The Department of Energy's Energy Information Administration (EIA) monthly data on volume sales is several weeks old when it released. The latest numbers, through mid-September, are now available. Gasoline prices and increases in fuel efficiency are important factors, but there are also some significant demographic and cultural dynamics in this data series.

Because the sales data are highly volatile with some obvious seasonality, we've added a 12-month moving average (MA) to give a clearer indication of the long-term trends. The latest 12-month MA is 12.3% below its all-time high set in August 2005 and has surpassed its -8.6% low set in August 2014 after the last recession.



The next chart includes an overlay of real monthly retail gasoline prices, all grades and formulations, adjusted for inflation using the Consumer Price Index (the red line). We've shortened the timeline to start with EIA price series, which dates from August 1990. The retail prices are updated weekly, so the price series is the more current of the two.



As we would expect, the rapid rise in gasoline prices in 2008 was accompanied by a significant drop in sales volume. With the official end of the recession in June 2009, sales reversed direction. As a result of COVID-19 and the resulting recession, both gas prices and sales have dropped rapidly. The moving average for the latest month is 12% below the pre-Great recession level. Clearly, gasoline prices were falling beginning in 2018 and the global pandemic facilitated a further and rapid drop.
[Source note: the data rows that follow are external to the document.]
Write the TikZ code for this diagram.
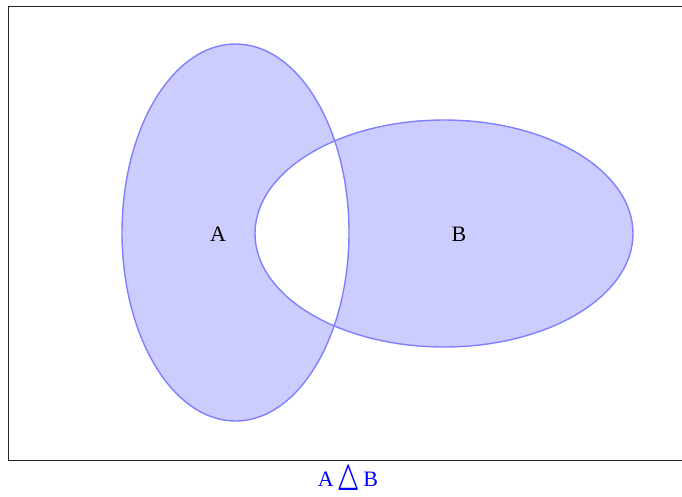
\documentclass[tikz,border=0pt]{standalone}
\usepackage{fontspec}
\setmainfont{Liberation Serif}
\begin{document}
\begin{tikzpicture}[x=1pt,y=-1pt,
  setline/.style={draw=blue!50, line width=1.4pt},
  lbl/.style={font=\fontsize{22}{26}\selectfont, inner sep=0pt}]
\useasboundingbox (0,0) rectangle (682,496);
\draw[line width=1pt, black!85] (8,6) -- (686,6) (8,6) -- (8,460) -- (686,460);
\fill[blue!20, even odd rule] (235.5,232.5) ellipse [x radius=113.5, y radius=188.5]
  (444,233.5) ellipse [x radius=189, y radius=113.5];
\draw[setline] (235.5,232.5) ellipse [x radius=113.5, y radius=188.5];
\draw[setline] (444,233.5) ellipse [x radius=189, y radius=113.5];
\node[lbl] (A) at (218,234) {A};
\node[lbl] (B) at (459,234) {B};
\node[lbl, text=blue] (cap) at (348,481) {A\,\raisebox{-4pt}{\scalebox{1.05}[1.75]{\boldmath$\bigtriangleup$}}\,B};
\end{tikzpicture}
\end{document}
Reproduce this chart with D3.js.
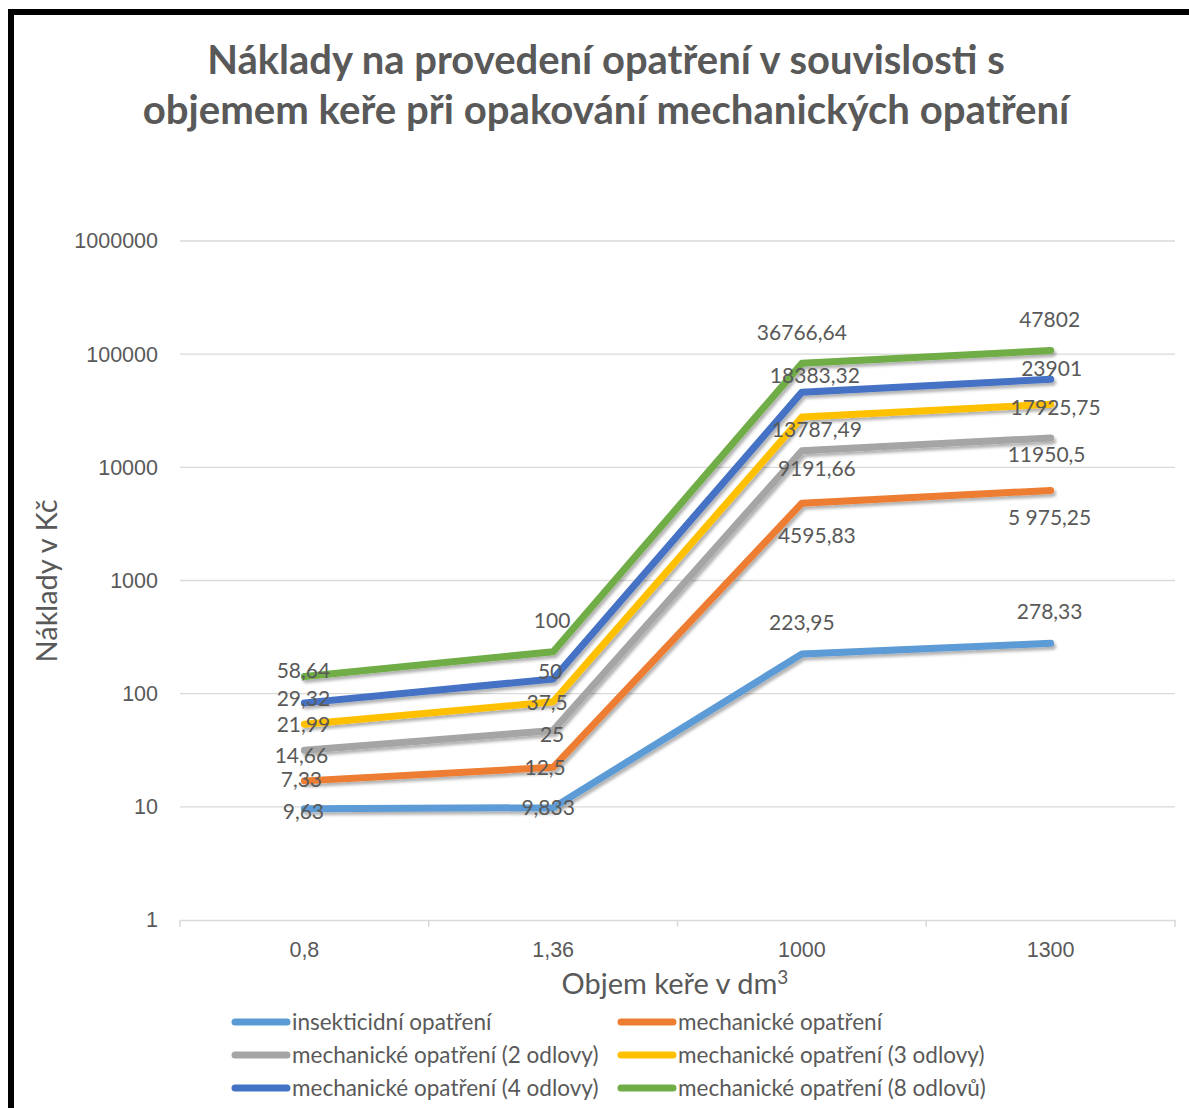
<!DOCTYPE html>
<html>
<head>
<meta charset="utf-8">
<script src="https://cdn.jsdelivr.net/npm/d3@7"></script>
<style>
  body { margin: 0; background: #fff; }
  svg { display: block; font-family: Lato, "Open Sans", sans-serif; }
  .tick-label, .data-label, .legend-label { fill: #595959; }
</style>
</head>
<body>
<div id="chart"></div>
<script>
// ---- data ----
var categories = ['0,8', '1,36', '1000', '1300'];
var seriesNames = [
  'insekticidní opatření',
  'mechanické opatření',
  'mechanické opatření (2 odlovy)',
  'mechanické opatření (3 odlovy)',
  'mechanické opatření (4 odlovy)',
  'mechanické opatření (8 odlovů)'
];
var insekticidni = [9.63, 9.833, 223.95, 278.33];
var mechanicke   = [7.33, 12.5, 4595.83, 5975.25];
var mech2odlovy  = [14.66, 25, 9191.66, 11950.5];
var mech3odlovy  = [21.99, 37.5, 13787.49, 17925.75];
var mech4odlovy  = [29.32, 50, 18383.32, 23901];
var mech8odlovu  = [58.64, 100, 36766.64, 47802];
var yTicks = [1, 10, 100, 1000, 10000, 100000, 1000000];

// ---- layout / style ----
var width = 1189, height = 1108;
var plot = {left: 180, right: 1175, top: 241, bottom: 920};
var colors = ['#5B9BD5', '#ED7D31', '#A5A5A5', '#FFC000', '#4472C4', '#70AD47'];
// data label nudges [dx, dy] per series / category (hand placed in the original)
var labelNudge = [
  [[-1, 3], [-5, 0], [0, -31], [-1, -32]],
  [[-3, -1], [-8, 0], [15, 32], [-1, 27]],
  [[-3, 5], [-1, 4], [15, 18], [-4, 17]],
  [[-1, 0], [-6, 1], [15, 13], [5, 3]],
  [[-1, -4], [-3, -7], [13, -16], [1, -11]],
  [[-1, -6], [-1, -31], [0, -31], [-1, -31]]
];
var labelOverride = {'1-3': '5 975,25'};

var seriesValues = [insekticidni, mechanicke, mech2odlovy, mech3odlovy, mech4odlovy, mech8odlovu];

// stacked line chart (as in the excel original)
var table = categories.map(function(c, i) {
  var row = {cat: c};
  seriesNames.forEach(function(s, j) { row[s] = seriesValues[j][i]; });
  return row;
});
var stacked = d3.stack().keys(seriesNames)(table);

var svg = d3.select('#chart').append('svg')
  .attr('width', width)
  .attr('height', height);

var defs = svg.append('defs');
var f = defs.append('filter').attr('id', 'shadow')
  .attr('x', '-10%').attr('y', '-10%').attr('width', '120%').attr('height', '130%');
f.append('feDropShadow')
  .attr('dx', 2).attr('dy', 3)
  .attr('stdDeviation', 1.8)
  .attr('flood-color', '#000')
  .attr('flood-opacity', 0.3);

// frame
svg.append('rect')
  .attr('x', 11).attr('y', 12)
  .attr('width', 1200).attr('height', 1200)
  .attr('fill', 'none')
  .attr('stroke', '#000')
  .attr('stroke-width', 6);

// title
var titleLines = ['Náklady na provedení opatření v souvislosti s',
                  'objemem keře při opakování mechanických opatření'];
var titleWidths = [798, 927];
var title = svg.append('g');
titleLines.forEach(function(t, i) {
  var txt = title.append('text')
    .attr('x', 606)
    .attr('y', 74 + i * 50)
    .attr('text-anchor', 'middle')
    .attr('font-weight', 'bold')
    .attr('font-size', 36)
    .attr('fill', '#595959')
    .text(t);
  var w = txt.node().getComputedTextLength();
  txt.attr('font-size', 36 * titleWidths[i] / w);
});

var x = d3.scaleBand().domain(categories).range([plot.left, plot.right]).padding(0);
var y = d3.scaleLog().domain([1, 1000000]).range([plot.bottom, plot.top]);
var cx = function(c) { return x(c) + x.bandwidth() / 2; };

// gridlines
svg.append('g').selectAll('line')
  .data(yTicks.slice(1))
  .enter().append('line')
  .attr('x1', plot.left).attr('x2', plot.right)
  .attr('y1', function(d) { return y(d); })
  .attr('y2', function(d) { return y(d); })
  .attr('stroke', '#D9D9D9')
  .attr('stroke-width', 1.3);

// y axis labels
var yAxis = d3.axisLeft(y).tickValues(yTicks).tickFormat(d3.format('d')).tickSize(0).tickPadding(22);
var gy = svg.append('g').attr('transform', 'translate(' + plot.left + ',0)').call(yAxis);
gy.select('.domain').remove();
gy.selectAll('text').attr('class', 'tick-label').attr('font-size', 21.5).attr('font-family', null).attr('fill', '#595959');

// x axis
var xAxis = d3.axisBottom(x).tickSize(0).tickPadding(22);
var gx = svg.append('g').attr('transform', 'translate(0,' + plot.bottom + ')').call(xAxis);
gx.select('.domain').attr('stroke', '#D9D9D9').attr('stroke-width', 1.5);
gx.selectAll('text').attr('font-size', 21.5).attr('font-family', null).attr('fill', '#595959');
var bounds = categories.map(function(c) { return x(c); }).concat([plot.right]);
gx.selectAll('.sep').data(bounds).enter().append('line')
  .attr('class', 'sep')
  .attr('x1', function(d) { return d; }).attr('x2', function(d) { return d; })
  .attr('y1', 0).attr('y2', 7)
  .attr('stroke', '#D9D9D9').attr('stroke-width', 1.5);

// axis titles
var xt = svg.append('text')
  .attr('x', 675).attr('y', 994)
  .attr('text-anchor', 'middle')
  .attr('font-size', 29)
  .attr('fill', '#595959')
  .text('Objem keře v dm');
xt.append('tspan').attr('dy', -10).attr('font-size', 19).text('3');

svg.append('text')
  .attr('transform', 'translate(57,581) rotate(-90)')
  .attr('text-anchor', 'middle')
  .attr('font-size', 29)
  .attr('fill', '#595959')
  .text('Náklady v Kč');

// lines
var line = d3.line()
  .x(function(d) { return cx(d.data.cat); })
  .y(function(d) { return y(d[1]); });

svg.append('g').selectAll('path')
  .data(stacked)
  .enter().append('path')
  .attr('d', line)
  .attr('fill', 'none')
  .attr('stroke', function(d, i) { return colors[i]; })
  .attr('stroke-width', 7)
  .attr('stroke-linecap', 'round')
  .attr('stroke-linejoin', 'round')
  .attr('filter', 'url(#shadow)');

// data labels (show the series' own value, placed at the stacked point)
var labels = svg.append('g');
stacked.forEach(function(s, i) {
  s.forEach(function(d, j) {
    var n = labelNudge[i][j];
    var txt = labelOverride[i + '-' + j] || String(seriesValues[i][j]).replace('.', ',');
    labels.append('text')
      .attr('class', 'data-label')
      .attr('x', cx(d.data.cat) + n[0])
      .attr('y', y(d[1]) + n[1])
      .attr('dy', '0.35em')
      .attr('text-anchor', 'middle')
      .attr('font-size', 21)
      .text(txt);
  });
});

// legend
var legend = svg.append('g');
seriesNames.forEach(function(s, i) {
  var col = i % 2, row = Math.floor(i / 2);
  var lx = col === 0 ? 232 : 618;
  var ly = 1022 + row * 33;
  legend.append('line')
    .attr('x1', lx + 3).attr('x2', lx + 55)
    .attr('y1', ly).attr('y2', ly)
    .attr('stroke', colors[i])
    .attr('stroke-width', 7)
    .attr('stroke-linecap', 'round');
  legend.append('text')
    .attr('class', 'legend-label')
    .attr('x', lx + 60).attr('y', ly)
    .attr('dy', '0.35em')
    .attr('font-size', 22.5)
    .text(s);
});
</script>
</body>
</html>
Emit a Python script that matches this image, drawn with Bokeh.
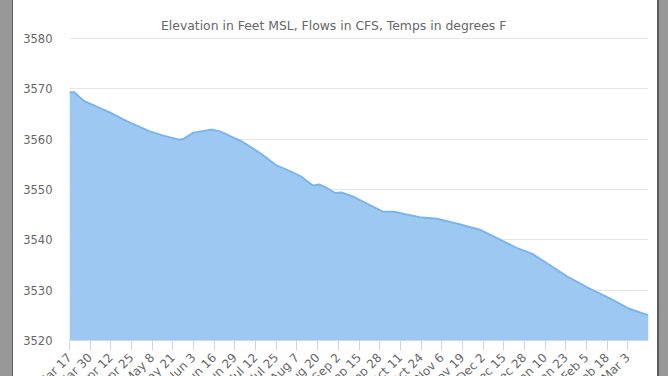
import math
from bokeh.plotting import figure
from bokeh.models import ColumnDataSource, Div, FixedTicker, Title
from bokeh.layouts import row
from bokeh.embed import file_html
from bokeh.resources import INLINE

# ---- data (day offset from Mar 17, elevation in feet MSL) ----
days = [0, 3, 9, 26, 36, 50, 59, 69, 72, 78, 90, 95, 101, 108, 120, 130, 139,
        146, 153, 157, 163, 167, 171, 179, 187, 197, 204, 220, 231, 244, 258,
        271, 281, 291, 298, 313, 327, 340, 352, 364]
elev = [3569.3, 3569.3, 3567.6, 3565.2, 3563.6, 3561.6, 3560.7, 3559.9, 3560.1,
        3561.3, 3561.9, 3561.5, 3560.6, 3559.6, 3557.2, 3554.8, 3553.6, 3552.5,
        3550.8, 3551.0, 3550.1, 3549.3, 3549.4, 3548.5, 3547.2, 3545.6, 3545.6,
        3544.5, 3544.2, 3543.2, 3542.0, 3540.0, 3538.4, 3537.2, 3535.8, 3532.7,
        3530.3, 3528.3, 3526.3, 3525.0]

tick_labels = ["Mar 17", "Mar 30", "Apr 12", "Apr 25", "May 8", "May 21",
               "Jun 3", "Jun 16", "Jun 29", "Jul 12", "Jul 25", "Aug 7",
               "Aug 20", "Sep 2", "Sep 15", "Sep 28", "Oct 11", "Oct 24",
               "Nov 6", "Nov 19", "Dec 2", "Dec 15", "Dec 28", "Jan 10",
               "Jan 23", "Feb 5", "Feb 18", "Mar 3"]
tick_days = [13 * i for i in range(len(tick_labels))]
y_ticks = [3520, 3530, 3540, 3550, 3560, 3570, 3580]
subtitle = "Elevation in Feet MSL, Flows in CFS, Temps in degrees F"

BASE = 3520
FONT = "DejaVu Sans"
LABEL_COLOR = "#666666"

p = figure(frame_width=579, frame_height=303,
           x_range=(0, 364), y_range=(3520, 3580.2),
           output_backend="svg", toolbar_location=None,
           min_border_left=56, min_border_right=9,
           min_border_top=37, min_border_bottom=10)
p.outline_line_color = None
p.background_fill_color = "white"
p.border_fill_color = "white"

p.title = Title(text=subtitle, align="left", offset=91.5, standoff=10,
                text_font=FONT, text_font_size="12.4px",
                text_font_style="normal", text_color=LABEL_COLOR)

p.xgrid.visible = False
p.ygrid.grid_line_color = "#e6e6e6"
p.ygrid.grid_line_width = 1

p.yaxis.ticker = FixedTicker(ticks=y_ticks)
p.yaxis.axis_line_color = None
p.yaxis.major_tick_line_color = None
p.yaxis.minor_tick_line_color = None
p.yaxis.major_tick_out = 0
p.yaxis.major_label_standoff = 17
p.yaxis.major_label_text_font = FONT
p.yaxis.major_label_text_font_size = "11.5px"
p.yaxis.major_label_text_color = LABEL_COLOR

p.xaxis.ticker = FixedTicker(ticks=tick_days)
p.xaxis.major_label_overrides = {t: lab for t, lab in zip(tick_days, tick_labels)}
p.xaxis.major_label_orientation = math.pi / 4
p.xaxis.major_label_standoff = 5
p.xaxis.major_label_text_font = FONT
p.xaxis.major_label_text_font_size = "12px"
p.xaxis.major_label_text_color = LABEL_COLOR
p.xaxis.axis_line_color = "#ccd6eb"
p.xaxis.major_tick_line_color = "#ccd6eb"
p.xaxis.minor_tick_line_color = None
p.xaxis.major_tick_in = 0
p.xaxis.major_tick_out = 10

src = ColumnDataSource(dict(d=days, v=elev))
p.varea(x="d", y1=BASE, y2="v", source=src, fill_color="#9dc8f1")
p.line(x="d", y="v", source=src, line_color="#7cb5ec", line_width=2)

left = Div(text="", width=13, height=376, margin=0,
           styles={"background": "linear-gradient(to right, #989898 0px, #989898 12px, #5c5c5c 12px)"})
right = Div(text="", width=11, height=376, margin=0,
            styles={"background": "linear-gradient(to right, #5c5c5c 0px, #5c5c5c 2px, #989898 2px)"})

layout = row(left, p, right, spacing=0)
html = file_html(layout, INLINE)
html = html.replace("</head>", "<style>html,body{margin:0;overflow:hidden;}</style></head>", 1)
open("out.html", "w").write(html)
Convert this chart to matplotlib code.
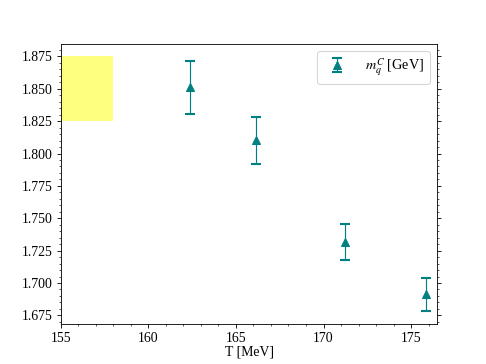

Average Daily Volume Sales Per Capita

The next chart adjusts the 12-month MA of sales volume for population growth based on the monthly data for Civilian Non-Institutional Population over age 16 from the Bureau of Labor Statistics, via the St. Louis FRED repository. What we see here is that gasoline sales on a per-capita basis are 16.3% lower than at the end of the Great Recession. The gallons-per-capita series includes the complete EIA data, but since we're using the 12-month MA, the blue line starts in 1984. We see the double peak in March 1989 (the all-time high) and August 1990. The latest per-capita daily average is 28.7% below the 1989 high.



What does this analysis suggest about the state of the economy? The economic recovery after the Great Recession did not seem to improve the plight of gasoline sales. Due to the COVID-19 pandemic, sales per capita have plummeted despite general gasoline sales bouncing back.